Le tre domande solo connesse e, al di là dei semplici enunciati, manifestano una posizione coerente: la giustizia è stata fatta e i giudici non hanno tenuto conto della prescrizione dei fatti; più esattamente, hanno ritenuto che, se i fatti di pedofilia del prete incriminato non erano prescritti, non c’era stata da parte del cardinale un’azione di giustizia presso lo stato francese, perché aveva ricevuto dalle autorità romane un’indicazione riguardo a questo prete per atti di pedofilia, ma questa indicazione lo invitava alla discrezione.

Il cardinale ha seguito l’indicazione di Roma e non ha quindi avvertito le autorità giudiziarie francesi.

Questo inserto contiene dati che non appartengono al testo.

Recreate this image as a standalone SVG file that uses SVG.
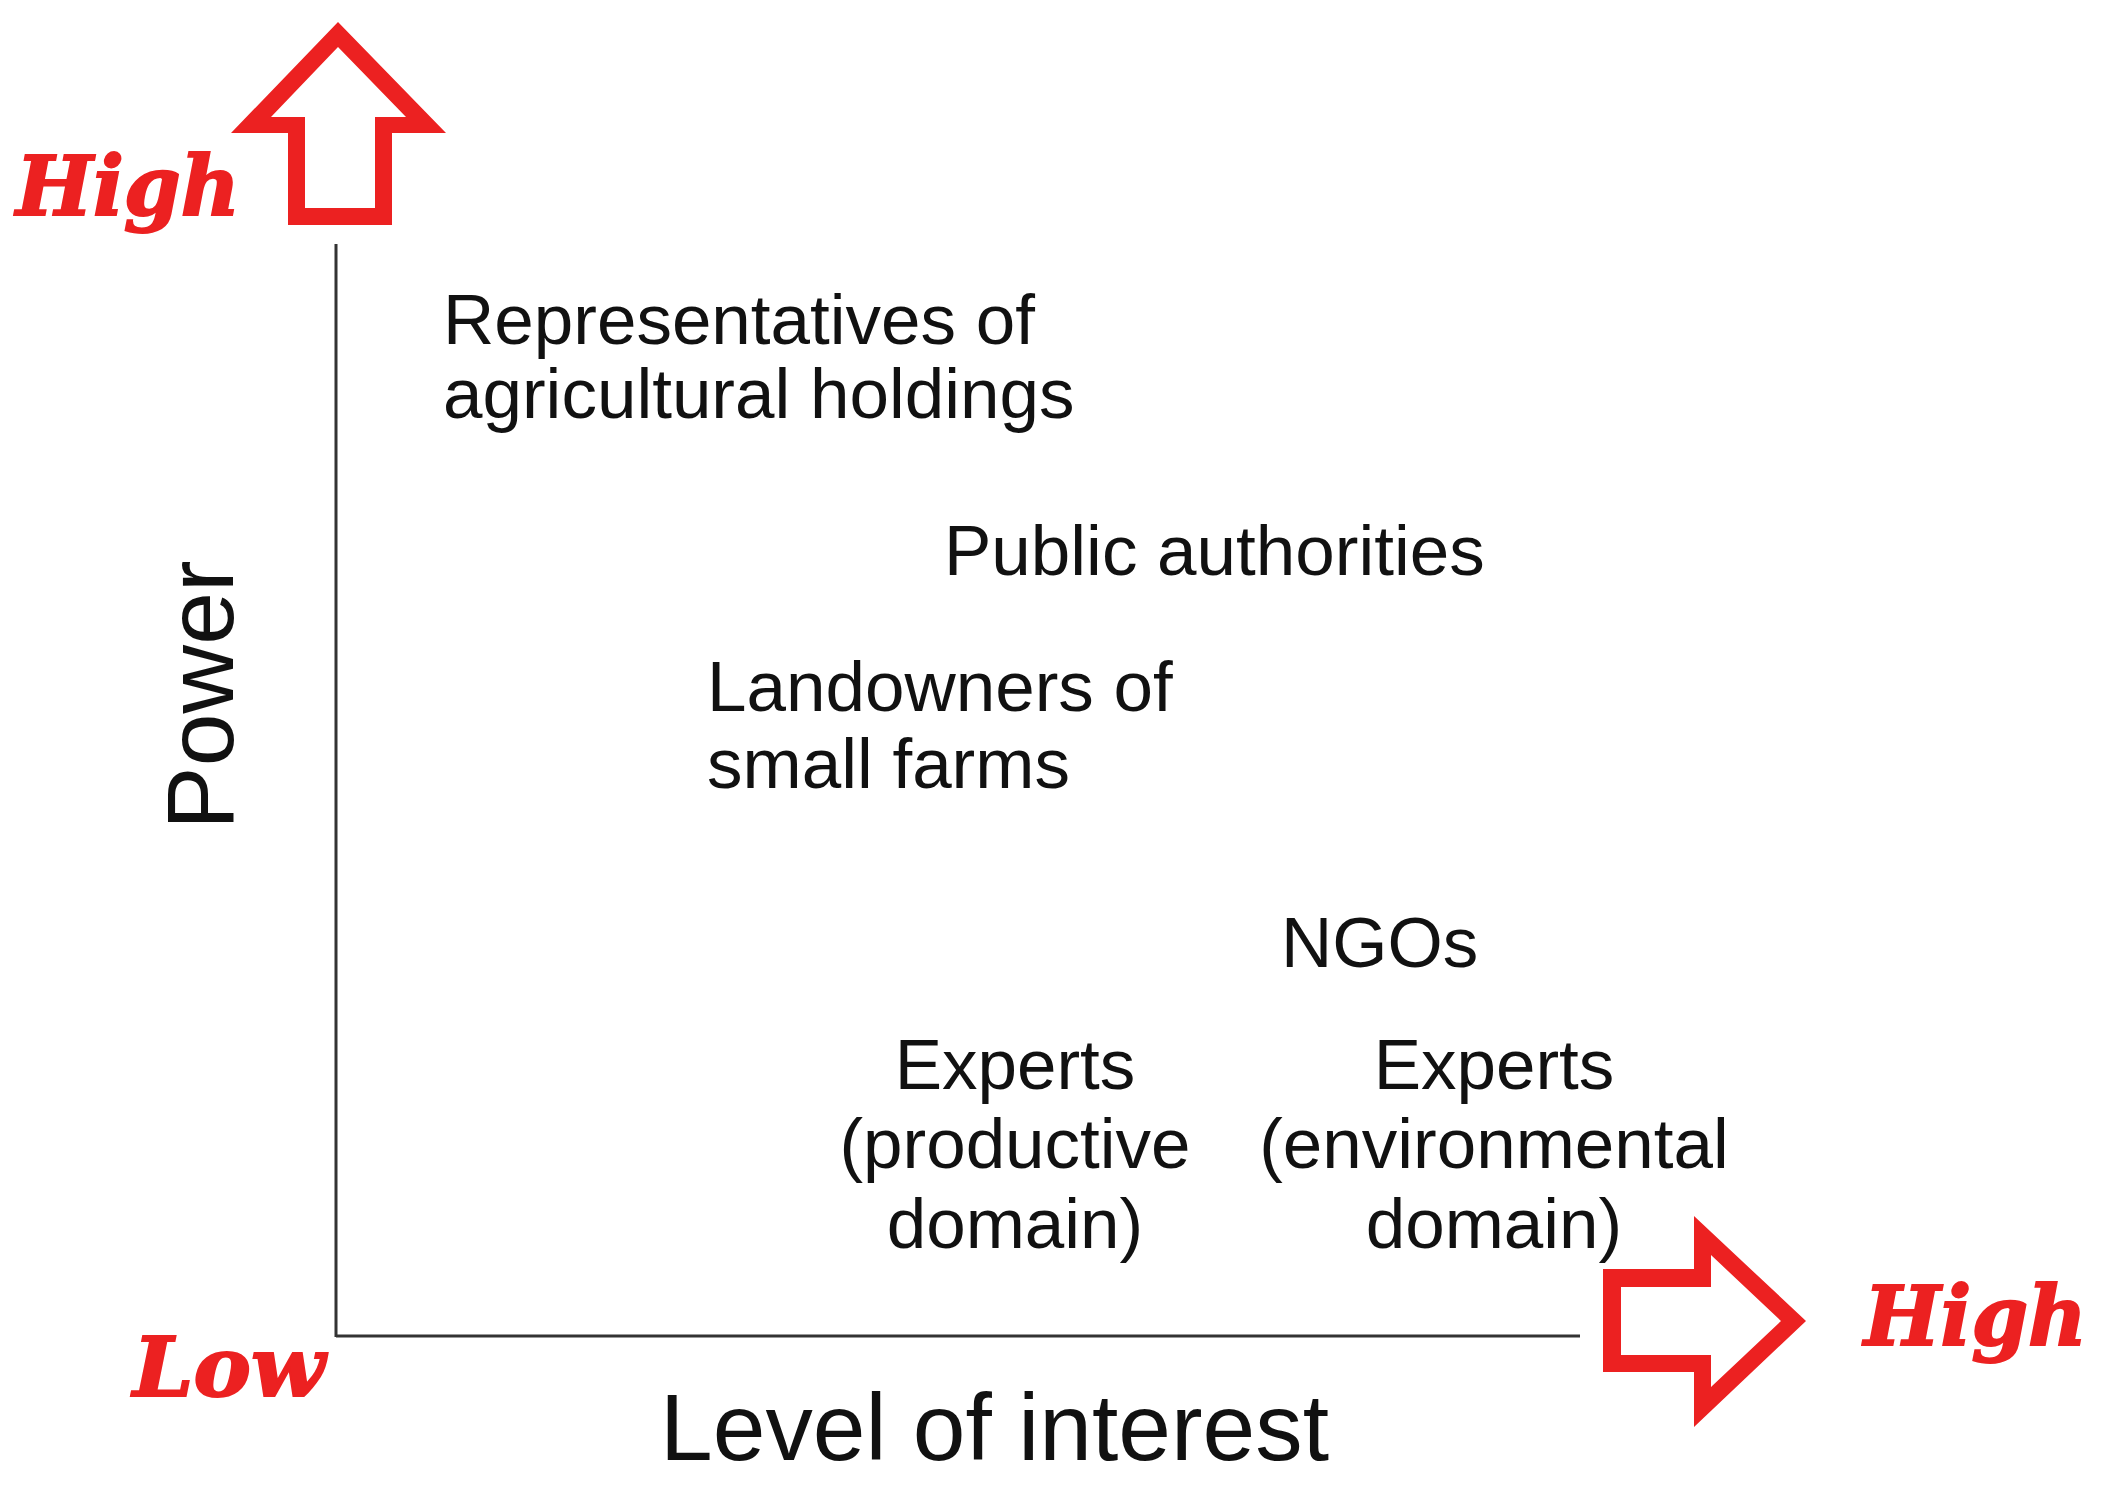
<svg xmlns="http://www.w3.org/2000/svg" width="2126" height="1492" viewBox="0 0 2126 1492">
  <style>
    .lbl { font-family: "Liberation Sans", Arial, sans-serif; font-size: 71px; fill: #111111; }
    .ax { font-family: "Liberation Sans", Arial, sans-serif; font-size: 95px; fill: #111111; }
    .red { font-family: "DejaVu Serif", "Liberation Serif", serif; font-weight: bold; font-style: italic; font-size: 82px; fill: #ec2121; stroke: #ec2121; stroke-width: 2; }
    .arrow { fill: #ec2121; fill-rule: evenodd; }
    .axis { stroke: #333333; stroke-width: 3; fill: none; }
  </style>
  <rect width="2126" height="1492" fill="#ffffff"/>

  <g id="connectors">
    <line class="axis" x1="336" y1="244" x2="336" y2="1337"/>
    <line class="axis" x1="336" y1="1336" x2="1580" y2="1336"/>
  </g>

  <g id="arrow-up">
    <path class="arrow" d="M338,22 L446,133 L392,133 L392,225 L288,225 L288,133 L231,133 Z M338,47 L406,117 L375,117 L375,208 L305,208 L305,117 L271,117 Z"/>
  </g>
  <g id="arrow-right">
    <path class="arrow" d="M1806,1321 L1694,1216 L1694,1269 L1603,1269 L1603,1372 L1694,1372 L1694,1427 Z M1781,1321 L1711,1255 L1711,1287 L1621,1287 L1621,1355 L1711,1355 L1711,1387 Z"/>
  </g>

  <g id="high-power"><text class="red" x="16" y="215" textLength="224" lengthAdjust="spacingAndGlyphs">High</text></g>
  <g id="low"><text class="red" x="133" y="1396" textLength="192" lengthAdjust="spacingAndGlyphs">Low</text></g>
  <g id="high-interest"><text class="red" x="1864" y="1345" textLength="223" lengthAdjust="spacingAndGlyphs">High</text></g>

  <g id="axis-power"><text class="ax" text-anchor="middle" transform="translate(233,695) rotate(-90)">Power</text></g>
  <g id="axis-interest"><text class="ax" x="660" y="1460" textLength="669" lengthAdjust="spacingAndGlyphs">Level of interest</text></g>

  <g id="representatives">
    <text class="lbl" x="443" y="344">Representatives of</text>
    <text class="lbl" x="443" y="418">agricultural holdings</text>
  </g>
  <g id="public-authorities">
    <text class="lbl" x="944" y="575">Public authorities</text>
  </g>
  <g id="landowners">
    <text class="lbl" x="707" y="711">Landowners of</text>
    <text class="lbl" x="707" y="788">small farms</text>
  </g>
  <g id="ngos">
    <text class="lbl" x="1281" y="967">NGOs</text>
  </g>
  <g id="experts-productive">
    <text class="lbl" text-anchor="middle" x="1015" y="1089">Experts</text>
    <text class="lbl" text-anchor="middle" x="1015" y="1168">(productive</text>
    <text class="lbl" text-anchor="middle" x="1015" y="1248">domain)</text>
  </g>
  <g id="experts-environmental">
    <text class="lbl" text-anchor="middle" x="1494" y="1089">Experts</text>
    <text class="lbl" text-anchor="middle" x="1494" y="1168">(environmental</text>
    <text class="lbl" text-anchor="middle" x="1494" y="1248">domain)</text>
  </g>
</svg>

In seguito, i fatti prescritti saranno resi pubblici e porteranno a una doppia condanna del prete tanto da parte della giustizia civile come da parte dei giudici ecclesiastici.

Scegliendo di condannare il cardinale a una pena di sei mesi con la condizionale, senza che questa fosse stata richiesta dal procuratore, i giudici hanno voluto ritenere “colpevole” la negligenza di non aver denunciato il prete per mantenere questo “silenzio” interno alla Chiesa, anche se già una sanzione ecclesiastica e un avvertimento c’erano stati all’interno. È questa “omertà” che non è più accettabile da parte della giustizia e dell’opinione pubblica.

Seguendo l’indicazione dei suoi avvocati, che l’hanno spinto a fare ricorso in appello, il cardinale e i suoi consiglieri cercano di verificare questa determinazione del diritto che condanna il silenzio dei responsabili che sanno e scelgono la copertura e fanno così correre rischi a possibili nuove vittime…

Presentando le sue dimissioni a papa Francesco, Philippe Barbarin agisce secondo la sua coscienza e la sua fede di cristiano. Accetta di riconoscersi peccatore, fa suo il silenzio anche se questo gli era stato consigliato dalle autorità romane.

Rimettendosi a papa Francesco, è coerente con la fede cristiana e con l’impegno del papa della tolleranza zero per gli atti di pedofilia che, nell’ordine della carità, non sono mai “prescritti”. «Quello che voi avete fatto a uno di questi piccoli che sono miei fratelli, l’avete fatto a me». È la forza esigente della “carità”, di cui dobbiamo, con la grazia di Dio, essere i testimoni.